Taiwan’s government may say today that GDP plunged 6.82 percent in the fourth quarter from a year earlier, the biggest contraction since records began in 1952, according to the median estimate of 18 economists surveyed by Bloomberg News. The statistics bureau releases the report at 4.30 p.m. in Taipei.

“The moves in these currencies like the ringgit, Korean won, Taiwan dollar, and even the Singapore dollar are probably quite overdone already,” said Wai Ho Leong, a regional economist in Singapore at Barclays Plc, the third-biggest foreign-exchange trader. “We’re pretty close to a technical retracement.”

Dollar Demand

The won extended this year’s loss to 14 percent as Finance Minister Yoon Jeung Hyun said today the economic slump is accelerating and that the government will place its priority on stabilizing financial markets.

Korea’s Kospi stock index fell 1.6 percent as global funds sold more shares than they bought for a seventh day, the longest run of net sales since Nov. 20.

Demand for dollars is decreasing in Korea as the amount of foreign-currency debt maturing every month this year is half the levels of the fourth quarter, a central bank official said.

Monthly foreign-debt payments by local banks have dropped to about $4 billion, from between $8 billion and $9 billion in the final three months of 2008, Ahn Byung Chan, director general of the Bank of Korea’s international bureau, said in an interview yesterday from Seoul.

Malaysia Economy

Indonesia’s rupiah is down 8.7 percent this year, and the ringgit 5.6 percent, the second and third-worst performing Asian currencies after the won.

Malaysia will revise its forecast for an economic expansion of 3.5 percent this year, Deputy Prime Minister Najib Razak said in parliament yesterday.
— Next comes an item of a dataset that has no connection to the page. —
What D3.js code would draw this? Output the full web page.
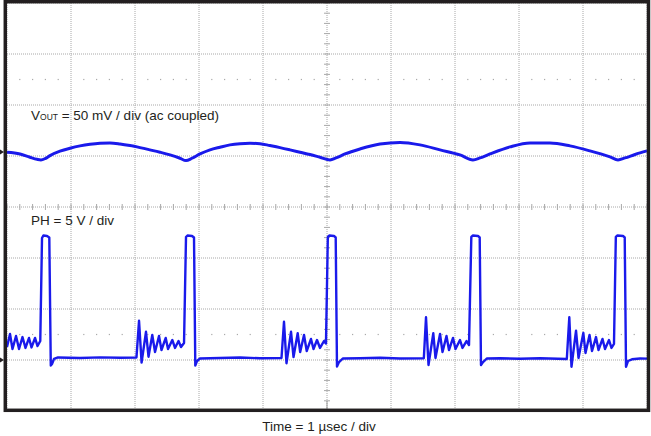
<!DOCTYPE html>
<html lang="en">
<head>
    <meta charset="utf-8">
    <title>Scope capture</title>
    <script src="https://d3js.org/d3.v7.min.js"></script>
    <style>
     body { margin: 0; background: white; }
     svg text {
        font-family: "Liberation Sans", Arial, sans-serif;
        fill: #231f20;
     }
    </style>
</head>
<body>
    <div id="chart"></div>
    <script>
        // screen divisions
        const timeDivs = d3.range(0, 11);       // usec, 1 usec / div
        const voltDivs = d3.range(-4, 5);       // divisions from center
        const ch1Ground = 1.08;                 // div, VOUT marker
        const ch2Ground = -3;                   // div, PH marker

        const voutLabel = ["V", "OUT", " = 50 mV / div (ac coupled)"];
        const phLabel = "PH = 5 V / div";
        const timeLabel = "Time = 1 \u00b5sec / div";

        // VOUT ripple, [usec, mV]
        const voutTrace = [
            [0, -0.3], [0.203, -2.0], [0.359, -5.2], [0.469, -7.2], [0.531, -7.8],
            [0.594, -6.6], [0.672, -3.6], [0.828, 0.7], [0.984, 3.6], [1.141, 5.9],
            [1.297, 7.5], [1.453, 8.5], [1.609, 8.8], [1.766, 7.8], [1.922, 6.2],
            [2.078, 4.2], [2.234, 2.0], [2.391, -0.3], [2.547, -2.9], [2.703, -6.2],
            [2.797, -8.5], [2.891, -6.2], [3.016, -2.0], [3.172, 2.0], [3.328, 4.6],
            [3.484, 6.9], [3.641, 8.1], [3.797, 8.5], [3.953, 8.1], [4.109, 6.2],
            [4.266, 4.2], [4.422, 2.0], [4.578, -0.3], [4.734, -2.6], [4.891, -5.2],
            [5.047, -7.8], [5.141, -5.9], [5.281, -2.0], [5.516, 2.9], [5.828, 7.8],
            [6.141, 9.3], [6.453, 6.9], [6.766, 2.0], [7.078, -2.9], [7.281, -7.8],
            [7.391, -5.9], [7.547, -2.0], [7.859, 4.9], [8.172, 8.8], [8.484, 8.8],
            [8.797, 5.9], [9.109, 1.0], [9.422, -4.9], [9.547, -7.8], [9.656, -5.9],
            [9.813, -2.5], [10.0, 1.0]
        ];

        // PH switch node, [usec, V]
        const phTrace = [
            [0, 1.27], [0.047, 2.55], [0.086, 1.08], [0.141, 2.35], [0.188, 1.08],
            [0.242, 2.25], [0.289, 1.18], [0.344, 2.16], [0.383, 1.23], [0.438, 2.16],
            [0.477, 1.37], [0.520, 1.86], [0.547, 11.96], [0.570, 12.21], [0.625, 12.16],
            [0.661, 12.01], [0.684, -0.54], [0.703, -0.39], [0.734, 0.10], [0.797, 0.25],
            [1.141, 0.20], [1.453, 0.26], [1.766, 0.22], [2.023, 0.25],
            [2.063, 3.85], [2.103, -0.26], [2.172, 2.77], [2.211, 0.32], [2.270, 2.45],
            [2.313, 0.78], [2.375, 2.35], [2.414, 0.98], [2.480, 2.16], [2.516, 1.08],
            [2.583, 1.96], [2.625, 1.18], [2.680, 1.86], [2.719, 1.27], [2.766, 1.67],
            [2.797, 12.06], [2.820, 12.21], [2.891, 12.16], [2.922, 12.01], [2.942, -0.54],
            [2.969, -0.10], [3.016, 0.15], [3.328, 0.20], [3.641, 0.25], [3.953, 0.17],
            [4.289, 0.20],
            [4.328, 3.75], [4.367, -0.32], [4.438, 2.77], [4.477, 0.29], [4.542, 2.62],
            [4.581, 0.78], [4.641, 2.45], [4.683, 0.88], [4.750, 2.06], [4.789, 1.08],
            [4.844, 1.96], [4.891, 1.18], [4.953, 1.86], [4.984, 1.62], [5.013, 12.06],
            [5.039, 12.21], [5.109, 12.16], [5.136, 12.01], [5.156, -0.64], [5.188, -0.20],
            [5.250, 0.15], [5.516, 0.17], [5.828, 0.22], [6.141, 0.15], [6.513, 0.17],
            [6.547, 4.19], [6.586, -0.49], [6.661, 2.62], [6.695, 0.20], [6.766, 2.55],
            [6.805, 0.78], [6.867, 2.35], [6.906, 0.98], [6.969, 2.16], [7.008, 1.08],
            [7.078, 1.96], [7.117, 1.18], [7.180, 1.86], [7.219, 1.47], [7.255, 12.06],
            [7.281, 12.21], [7.359, 12.16], [7.386, 12.01], [7.406, -0.49], [7.438, -0.20],
            [7.500, 0.15], [7.703, 0.17], [8.016, 0.12], [8.328, 0.17], [8.747, 0.10],
            [8.786, 4.19], [8.820, -0.66], [8.891, 2.87], [8.930, 0.20], [9.005, 2.65],
            [9.039, 0.69], [9.102, 2.45], [9.141, 0.88], [9.203, 2.25], [9.242, 0.98],
            [9.305, 2.06], [9.344, 1.08], [9.406, 1.96], [9.445, 1.18], [9.484, 1.57],
            [9.513, 12.06], [9.539, 12.21], [9.625, 12.16], [9.652, 12.01], [9.672, -0.66],
            [9.703, -0.10], [9.766, 0.07], [9.891, 0.15], [10.0, 0.13]
        ];

        const width = 651;
        const height = 436;
        const traceColor = "#1a1aeb";
        const gridColor = "#a8a8a8";

        const svg = d3.select("#chart")
            .append("svg")
            .attr("width", width)
            .attr("height", height);

        const x = d3.scaleLinear().domain([0, 10]).range([7, 647]);
        const y = d3.scaleLinear().domain([-4, 4]).range([411, 3]);

        // graticule
        const grid = svg.append("g").attr("class", "grid");
        grid.selectAll("line.v")
            .data(timeDivs)
            .enter().append("line")
                .attr("class", "v")
                .attr("x1", d => x(d)).attr("x2", d => x(d))
                .attr("y1", y(4)).attr("y2", y(-4))
                .attr("stroke", gridColor)
                .attr("stroke-dasharray", "1,1");
        grid.selectAll("line.h")
            .data(voltDivs)
            .enter().append("line")
                .attr("class", "h")
                .attr("x1", x(0)).attr("x2", x(10))
                .attr("y1", d => y(d)).attr("y2", d => y(d))
                .attr("stroke", gridColor)
                .attr("stroke-dasharray", "1,1");

        // minor ticks on the center lines
        const minorT = d3.range(0, 10.01, 0.2);
        const minorV = d3.range(-4, 4.01, 0.2);
        grid.selectAll("line.tx")
            .data(minorT)
            .enter().append("line")
                .attr("x1", d => x(d)).attr("x2", d => x(d))
                .attr("y1", y(0) - 3).attr("y2", y(0) + 3)
                .attr("stroke", gridColor);
        grid.selectAll("line.ty")
            .data(minorV)
            .enter().append("line")
                .attr("x1", x(5) - 3).attr("x2", x(5) + 3)
                .attr("y1", d => y(d)).attr("y2", d => y(d))
                .attr("stroke", gridColor);
        // bottom tick at center
        grid.append("line")
            .attr("x1", x(5)).attr("x2", x(5))
            .attr("y1", y(-4) - 10).attr("y2", y(-4))
            .attr("stroke", "#999");

        // dotted rows at +/- 2.5 div
        const dotRows = [2.5, -2.5];
        dotRows.forEach(r => {
            grid.selectAll(null)
                .data(minorT.filter(t => Math.abs(t - Math.round(t)) > 0.05))
                .enter().append("rect")
                    .attr("x", d => x(d) - 0.6)
                    .attr("y", y(r) - 0.6)
                    .attr("width", 1.2)
                    .attr("height", 1.2)
                    .attr("fill", "#aaa");
        });

        // traces
        const voutLine = d3.line()
            .x(d => x(d[0]))
            .y(d => y(ch1Ground + d[1] / 50));
        const phLine = d3.line()
            .x(d => x(d[0]))
            .y(d => y(ch2Ground + d[1] / 5));

        svg.append("path")
            .datum(voutTrace)
            .attr("d", voutLine.curve(d3.curveMonotoneX))
            .attr("fill", "none")
            .attr("stroke", traceColor)
            .attr("stroke-width", 3);

        svg.append("path")
            .datum(phTrace)
            .attr("d", phLine)
            .attr("fill", "none")
            .attr("stroke", traceColor)
            .attr("stroke-width", 2.4)
            .attr("stroke-linejoin", "round");

        // frame
        svg.append("rect")
            .attr("x", 5.3).attr("y", 1.7)
            .attr("width", 643.2).attr("height", 408.6)
            .attr("fill", "none")
            .attr("stroke", "#231f20")
            .attr("stroke-width", 3.5);

        // ground markers
        [ch1Ground, ch2Ground].forEach(g => {
            const gy = y(g);
            svg.append("path")
                .attr("d", `M0,${gy - 2.5}L4,${gy}L0,${gy + 2.5}Z`)
                .attr("fill", "#231f20");
        });

        // labels
        const vt = svg.append("text")
            .attr("x", 31).attr("y", 120)
            .style("font-size", "13.5px");
        vt.append("tspan").text(voutLabel[0]);
        vt.append("tspan").style("font-size", "8.5px").text(voutLabel[1]);
        vt.append("tspan").text(voutLabel[2]);

        svg.append("text")
            .attr("x", 31).attr("y", 225)
            .style("font-size", "13.5px")
            .text(phLabel);

        svg.append("text")
            .attr("x", 319).attr("y", 431)
            .attr("text-anchor", "middle")
            .style("font-size", "13.5px")
            .text(timeLabel);
    </script>
</body>
</html>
The government is set to unveil on March 10 a “bigger and more comprehensive” stimulus program than the 7 billion ringgit ($1.9 billion) unveiled in November, he said.

Elsewhere, the Philippine peso declined 0.1 percent to 47.787 per dollar. The rupiah dropped 0.8 percent to 11,938, while the Thai baht traded 0.2 percent lower at 35.34. Vietnam’s dong was little changed at 17,484.50.